Core engineer attrition data. The 35% year-over-year increase in Samsung-to-SK Hynix job applications and the 200 engineer departures in four months are trailing indicators — they tell you what already happened. The leading indicator is whether Micron's Seoul recruitment campaign and SK Hynix's uncapped bonus structure continue attracting Samsung's most valuable technical talent through the rest of 2026. Samsung's management would almost certainly not disclose this metric voluntarily, but industry reporting, LinkedIn data, and analyst channel checks provide proxies.

The Bottom Line

Samsung Electronics has cleared the immediate obstacle. The strike that would have disrupted global chip supply, rattled AI hardware procurement chains, and handed SK Hynix a competitive windfall has been averted. The 73.7% approval rate and the speed with which the ratification followed the agreement suggest enough of the labor force recognized the deal's value, whatever their reservations about its internal distribution.

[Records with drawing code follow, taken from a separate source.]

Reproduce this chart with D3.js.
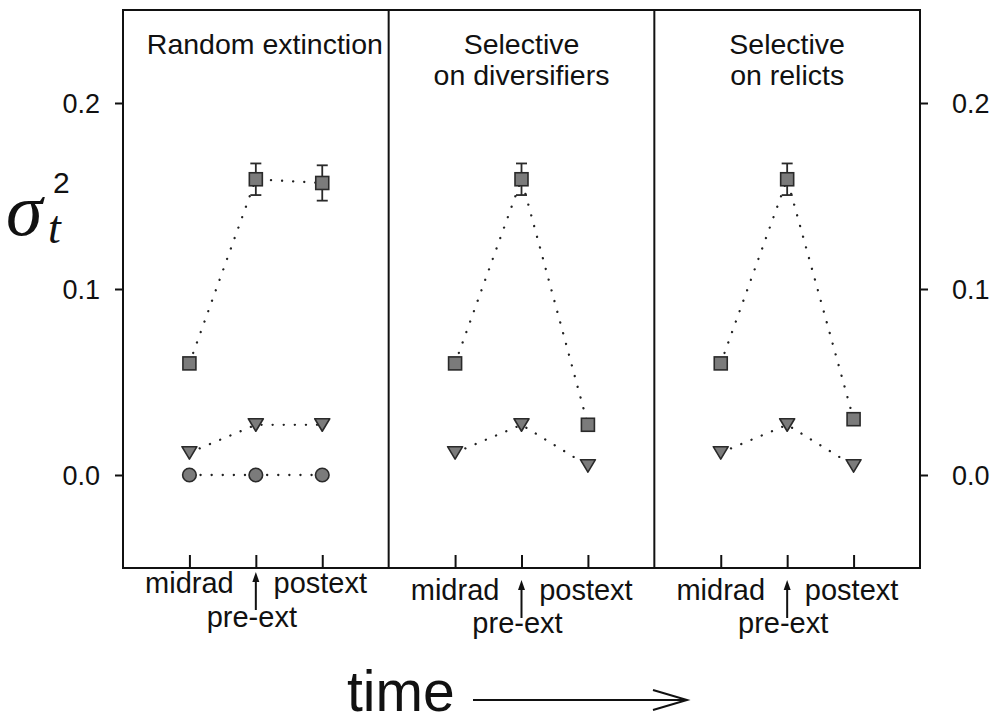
<!DOCTYPE html>
<html><head><meta charset="utf-8">
<script src="https://cdn.jsdelivr.net/npm/d3@7"></script>
<style>body{margin:0;background:#fff}svg{display:block}</style>
</head><body>
<svg id="c" width="1000" height="717"></svg>
<script>
// ---- data ----
const categories = ["midrad", "pre-ext", "postext"];
const panelTitles = [["Random extinction"], ["Selective", "on diversifiers"], ["Selective", "on relicts"]];
const yTicks = [0.0, 0.1, 0.2];
const yTickLabels = ["0.0", "0.1", "0.2"];
// squares (with error bars), triangles, circles per panel
const squareRandom = [0.060, 0.159, 0.157];
const squareDiversifiers = [0.060, 0.159, 0.027];
const squareRelicts = [0.060, 0.159, 0.030];
const errRandom = [0, 0.0085, 0.0095];
const errDiversifiers = [0, 0.0085, 0];
const errRelicts = [0, 0.0085, 0];
const triRandom = [0.012, 0.027, 0.027];
const triDiversifiers = [0.012, 0.027, 0.005];
const triRelicts = [0.012, 0.027, 0.005];
const circleRandom = [0.0, 0.0, 0.0];
const xLabel = "time";

const panels = [
  {title: panelTitles[0], sq: squareRandom, err: errRandom, tri: triRandom, circ: circleRandom},
  {title: panelTitles[1], sq: squareDiversifiers, err: errDiversifiers, tri: triDiversifiers, circ: null},
  {title: panelTitles[2], sq: squareRelicts, err: errRelicts, tri: triRelicts, circ: null}
];

(function () {
// ---- layout ----
const svg = d3.select("#c");
const L = 123, R = 920, T = 10, B = 568;
const pw = (R - L) / 3;
const y = d3.scaleLinear().domain([-0.05, 0.25]).range([B, T]);
const font = "'Liberation Sans', Arial, Helvetica, sans-serif";
const ink = "#111";
const fillGray = "#7b7b7b", strokeDark = "#2a2a2a";
const fs = 28.5;

const yAxisL = d3.axisLeft(y).tickValues(yTicks).tickFormat((d,i)=>yTickLabels[i]).tickSize(8).tickPadding(15);
const yAxisR = d3.axisRight(y).tickValues(yTicks).tickFormat((d,i)=>yTickLabels[i]).tickSize(8).tickPadding(24);
[[yAxisL, L], [yAxisR, R]].forEach(([ax, x0]) => {
  const g = svg.append("g").attr("transform", `translate(${x0},0)`).call(ax);
  g.select(".domain").remove();
  g.selectAll("line").attr("stroke", ink).attr("stroke-width", 2);
  g.selectAll("text").attr("font-family", font).attr("font-size", 27).attr("fill", ink).attr("dy", "0.36em");
});

const labelY = [[593, 627, 572, 610], [600, 633, 580, 618], [600, 633, 580, 618]];

panels.forEach((p, i) => {
  const x0 = L + i * pw;
  const x = d3.scalePoint().domain(categories).range([x0 + pw/4, x0 + 3*pw/4]);
  const g = svg.append("g");

  const xa = d3.axisBottom(x).tickSize(-13).tickFormat("");
  const ga = g.append("g").attr("transform", `translate(0,${B})`).call(xa);
  ga.select(".domain").remove();
  ga.selectAll("line").attr("stroke", ink).attr("stroke-width", 2);

  const tx = x0 + pw/2 + (i === 0 ? 9 : 0);
  p.title.forEach((t, k) => {
    g.append("text").attr("x", tx).attr("y", 54 + k*31).attr("text-anchor", "middle")
      .attr("font-family", font).attr("font-size", fs).attr("fill", ink).text(t);
  });

  const ly = labelY[i];
  g.append("text").attr("x", x("midrad")).attr("y", ly[0]).attr("text-anchor", "middle")
    .attr("font-family", font).attr("font-size", fs + 0.5).attr("fill", ink).text(categories[0]);
  g.append("text").attr("x", x("postext") - 2).attr("y", ly[0]).attr("text-anchor", "middle")
    .attr("font-family", font).attr("font-size", fs + 0.5).attr("fill", ink).text(categories[2]);
  g.append("text").attr("x", x("pre-ext") - 4).attr("y", ly[1]).attr("text-anchor", "middle")
    .attr("font-family", font).attr("font-size", fs + 0.5).attr("fill", ink).text(categories[1]);
  const ax = x("pre-ext");
  g.append("line").attr("x1", ax).attr("x2", ax).attr("y1", ly[2] + 6).attr("y2", ly[3])
    .attr("stroke", ink).attr("stroke-width", 2);
  g.append("path").attr("d", `M${ax},${ly[2]} L${ax-3.5},${ly[2]+10} L${ax+3.5},${ly[2]+10} Z`).attr("fill", ink);

  const line = d3.line().x((d, j) => x(categories[j])).y(d => y(d));
  const dotted = s => g.append("path").datum(s).attr("d", line).attr("fill", "none")
    .attr("stroke", "#222").attr("stroke-width", 2.3).attr("stroke-linecap", "round")
    .attr("stroke-dasharray", "0.1 11");
  dotted(p.sq); dotted(p.tri); if (p.circ) dotted(p.circ);

  p.sq.forEach((v, j) => {
    const e = p.err[j]; if (!e) return;
    const cx = x(categories[j]);
    g.append("line").attr("x1", cx).attr("x2", cx).attr("y1", y(v + e)).attr("y2", y(v - e))
      .attr("stroke", strokeDark).attr("stroke-width", 1.8);
    [v + e, v - e].forEach(w => g.append("line").attr("x1", cx - 5.5).attr("x2", cx + 5.5)
      .attr("y1", y(w)).attr("y2", y(w)).attr("stroke", strokeDark).attr("stroke-width", 1.8));
  });

  g.selectAll(".sq").data(p.sq).enter().append("rect")
    .attr("x", (d, j) => x(categories[j]) - 6.5).attr("y", d => y(d) - 6.5)
    .attr("width", 13).attr("height", 13)
    .attr("fill", fillGray).attr("stroke", strokeDark).attr("stroke-width", 1.6);
  g.selectAll(".tri").data(p.tri).enter().append("path")
    .attr("d", (d, j) => { const cx = x(categories[j]), cy = y(d);
      return `M${cx-7.5},${cy-6} L${cx+7.5},${cy-6} L${cx},${cy+6.5} Z`; })
    .attr("fill", fillGray).attr("stroke", strokeDark).attr("stroke-width", 1.6).attr("stroke-linejoin", "round");
  if (p.circ) g.selectAll(".ci").data(p.circ).enter().append("circle")
    .attr("cx", (d, j) => x(categories[j])).attr("cy", d => y(d)).attr("r", 6.8)
    .attr("fill", fillGray).attr("stroke", strokeDark).attr("stroke-width", 1.6);
});

svg.append("rect").attr("x", L).attr("y", T).attr("width", R - L).attr("height", B - T)
  .attr("fill", "none").attr("stroke", ink).attr("stroke-width", 2);
[1, 2].forEach(k => svg.append("line").attr("x1", L + k*pw).attr("x2", L + k*pw)
  .attr("y1", T).attr("y2", B).attr("stroke", ink).attr("stroke-width", 2));

const yl = svg.append("g");
yl.append("text").attr("x", 6).attr("y", 235).attr("font-family", "'Liberation Serif', 'Times New Roman', serif")
  .attr("font-style", "italic").attr("font-size", 74).attr("fill", ink).text("σ");
yl.append("text").attr("x", 48).attr("y", 243).attr("font-family", "'Liberation Serif', 'Times New Roman', serif")
  .attr("font-style", "italic").attr("font-size", 46).attr("fill", ink).text("t");
yl.append("text").attr("x", 53).attr("y", 193).attr("font-family", font)
  .attr("font-size", 30).attr("fill", ink).text("2");

svg.append("text").attr("x", 347).attr("y", 711).attr("font-family", font).attr("font-size", 57)
  .attr("fill", ink).text(xLabel);
svg.append("line").attr("x1", 473).attr("x2", 686).attr("y1", 700).attr("y2", 700).attr("stroke", ink).attr("stroke-width", 2);
svg.append("path").attr("d", "M653,690 L687,700 L653,710").attr("fill", "none").attr("stroke", ink).attr("stroke-width", 2);
})();
</script>
</body></html>
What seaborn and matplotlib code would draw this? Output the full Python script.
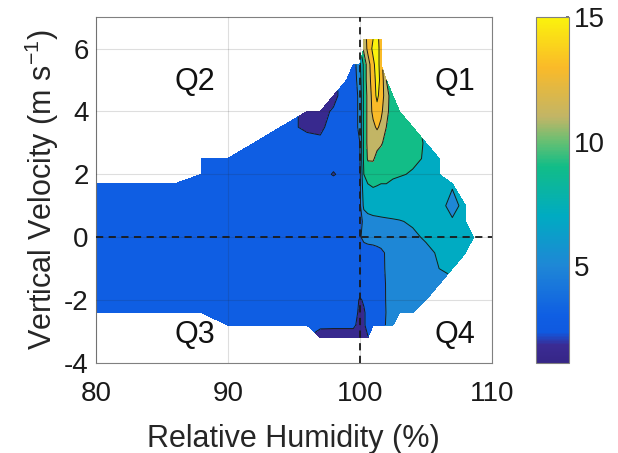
import numpy as np
import matplotlib
matplotlib.use("Agg")
import matplotlib.pyplot as plt
from matplotlib.colors import LinearSegmentedColormap, Normalize
from matplotlib.colorbar import ColorbarBase
import seaborn as sns

n = np.nan

# relative humidity (%) grid columns
rh = [80, 82, 84, 86, 88, 90, 92, 94, 96, 97, 98, 99, 99.5, 100, 100.3, 100.6,
      101, 101.3, 101.6, 102, 102.5, 103, 104, 105, 106, 107, 108, 108.6]

# vertical velocity (m/s) grid rows, top to bottom
w = [6.3, 6.0, 5.5, 5.0, 4.5, 4.0, 3.5, 3.0, 2.5, 2.0, 1.7, 1.0, 0.5, 0.0,
     -0.5, -1.0, -1.5, -2.0, -2.4, -2.8, -3.2]

# values read off the shaded field (nan = no data)
r63 = [n]*13 + [n, 11, 12.5, 14, 15, 12.5] + [n]*9
r60 = [n]*13 + [n, 10.5, 12.5, 14.5, 15, 13] + [n]*9
r55 = [n]*12 + [3] + [5.5, 8.5, 11, 13.5, 15, 13] + [n]*9
r50 = [n]*11 + [3, 3] + [5, 8.5, 11, 13, 14.8, 13.5, 10] + [n]*8
r45 = [n]*10 + [1.5, 3, 3] + [4.5, 8.5, 10.5, 12.8, 14.5, 13, 11, 8.5] + [n]*7
r40 = [n]*8 + [1.5, 1.5, 2.2, 3, 3] + [4.5, 8.5, 10.5, 12.5, 13.2, 12.5, 10.5, 9, 8.5] + [n]*6
r35 = [n]*7 + [3, 1.5, 1.5, 3, 3, 3] + [4.5, 8.5, 10.5, 11.5, 12.3, 11.5, 10, 9, 9, 8.5] + [n]*5
r30 = [n]*6 + [3, 3, 3, 2.5, 3, 3, 3] + [4, 8.5, 10.5, 10.8, 10.5, 10.2, 9.5, 9, 9, 8.7, 7.8] + [n]*4
r25 = [n]*4 + [3]*9 + [4, 8.5, 10.2, 10.2, 9.5, 9.2, 9, 8.8, 8.7, 8.4, 7.8, 7] + [n]*3
r20 = [n]*4 + [3, 3, 3, 3, 3, 3, 1.8, 3, 3] + [3.5, 8, 8.8, 9, 8.8, 8.7, 8.5, 8.4, 8.2, 7.8, 7.3, 7] + [n]*3
r17 = [3]*13 + [3.5, 7.5, 8, 8.2, 8.1, 8, 8, 7.6, 7.4, 7, 7, 6.5, 6.1] + [n]*2
r10 = [3]*13 + [3.5, 6.5, 6.8, 7, 7, 7, 7, 7, 7, 6.8, 6.5, 6.3, 5.7, 6.3] + [n]
r05 = [3]*13 + [3.2, 4.5, 5.2, 5.4, 5.5, 5.6, 5.7, 5.8, 5.9, 6.2, 6.5, 6.4, 6.1, 6.3] + [n]
r00 = [3]*13 + [3.8, 4.5, 4.8, 5, 5, 5, 5.1, 5.2, 5.3, 5.7, 6.2, 6.5, 6.5, 6.5, 6.3]
rm05 = [3]*13 + [3, 3, 3, 3, 3.3, 3.6, 4.2, 4.5, 4.6, 5, 5.6, 6.2, 6.2, 6] + [n]
rm10 = [3]*13 + [3, 3, 3, 3, 3.2, 3.5, 4.2, 4.5, 4.6, 5, 5.3, 6, 6.2] + [n]*2
rm15 = [3]*13 + [3, 3, 3, 3, 3.2, 3.4, 4.1, 4.4, 4.5, 5, 5.2, 5.6] + [n]*3
rm20 = [3]*13 + [1.8, 2.2, 3, 3, 3, 3.3, 4.1, 4.3, 4.5, 4.8, 5] + [n]*4
rm24 = [3]*13 + [1.5, 1.8, 2.5, 3, 3, 3.3, 4.05, 4.2, 4.3, 4.5] + [n]*5
rm28 = [n]*5 + [3, 3, 3, 3, 2.3, 2.3, 2.3, 2.3] + [1.5, 1.8, 2.5, 3, 3, 3.5, 4.1, 4.2] + [n]*7
rm32 = [n]*9 + [1.3, 1.2, 1.2, 1.2] + [1.2, 1.5, 1.9] + [n]*12

field = np.ma.masked_invalid(np.array([r63, r60, r55, r50, r45, r40, r35, r30, r25, r20,
                                       r17, r10, r05, r00, rm05, rm10, rm15, rm20,
                                       rm24, rm28, rm32]))

levels = [1, 2, 4, 6, 8, 10, 12, 14, 16]
cbar_ticks = [5, 10, 15]
vmin, vmax = 1.1, 15

# parula-like colours, matched to the reference colorbar
anchors = [(1.1, (0.21, 0.15, 0.53)), (1.8, (0.23, 0.17, 0.58)), (2.3, (0.06, 0.35, 0.88)),
           (3.0, (0.06, 0.37, 0.89)), (5.0, (0.12, 0.53, 0.84)), (7.0, (0.00, 0.67, 0.76)),
           (9.0, (0.07, 0.74, 0.53)), (10.0, (0.40, 0.75, 0.45)), (11.0, (0.76, 0.71, 0.40)),
           (13.0, (0.98, 0.73, 0.16)), (15.0, (0.98, 0.95, 0.05))]
parula = LinearSegmentedColormap.from_list(
    "parula", [((v - vmin) / (vmax - vmin), c) for v, c in anchors])
norm = Normalize(vmin=vmin, vmax=vmax)

sns.set_theme(style="white")
plt.rcParams['font.family'] = ['Liberation Sans', 'DejaVu Sans']
plt.rcParams['mathtext.fontset'] = 'custom'
plt.rcParams['mathtext.rm'] = 'Liberation Sans'
plt.rcParams['axes.unicode_minus'] = False

fig = plt.figure(figsize=(6.18, 4.53), dpi=100)
ax = fig.add_axes([0.155, 0.199, 0.641, 0.763])

ax.contourf(rh, w, field, levels=levels, cmap=parula, norm=norm, zorder=1)
ax.contour(rh, w, field, levels=levels[1:-1], colors='k', linewidths=0.7, zorder=2)

ax.axvline(100, color='k', ls=(0, (4, 3)), lw=1.3, zorder=4)
ax.axhline(0, color='k', ls=(0, (4, 3)), lw=1.3, zorder=4)

ax.set_xlim(80, 110)
ax.set_ylim(-4, 7)
ax.set_xticks([80, 90, 100, 110])
ax.set_yticks([-4, -2, 0, 2, 4, 6])
ax.grid(True, color='#262626', alpha=0.15, lw=0.8, zorder=3)
ax.set_axisbelow(False)
for s in ax.spines.values():
    s.set_color('#808080')
    s.set_linewidth(0.8)
ax.tick_params(direction='in', length=3, color='#808080', labelsize=20,
               labelcolor='#1a1a1a')
ax.tick_params(axis='x', pad=13)
ax.tick_params(axis='y', pad=5)

ax.set_xlabel('Relative Humidity (%)', fontsize=22, color='#262626', labelpad=12)
ax.set_ylabel('Vertical Velocity (m s$^{-1}$)', fontsize=22, color='#262626', labelpad=2)

for lab, x, y in [('Q1', 107.2, 4.95), ('Q2', 87.5, 4.95), ('Q3', 87.5, -3.1), ('Q4', 107.2, -3.1)]:
    ax.text(x, y, lab, fontsize=22, ha='center', va='center', color='#111111', zorder=5)

cax = fig.add_axes([0.867, 0.199, 0.054, 0.763])
cb = ColorbarBase(cax, cmap=parula, norm=norm, ticks=cbar_ticks)
cb.outline.set_edgecolor('#808080')
cb.outline.set_linewidth(0.8)
cax.tick_params(labelsize=20, length=2, direction='in', color='#606060', labelcolor='#1a1a1a')

fig.savefig('out.png', dpi=100)
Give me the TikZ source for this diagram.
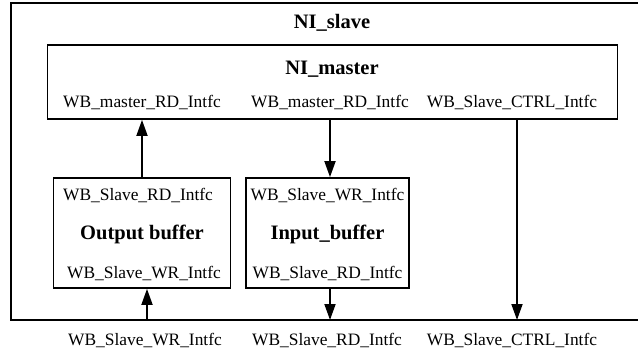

The record stock high and the $475,000 average bonus headline are both real. So is the 100-fold pay gap between chip and consumer electronics workers, the pending legal challenges, the talent competition from SK Hynix and Micron, and the unresolved question of whether HBM3E certification translates into meaningful Nvidia order share before HBM4 development cycles make the current generation less relevant.


Samsung has avoided the worst-case scenario. It hasn't secured the best-case one. The distance between those two outcomes — and the three metrics that will reveal which direction the company is traveling — is what the next quarter of reporting will begin to answer.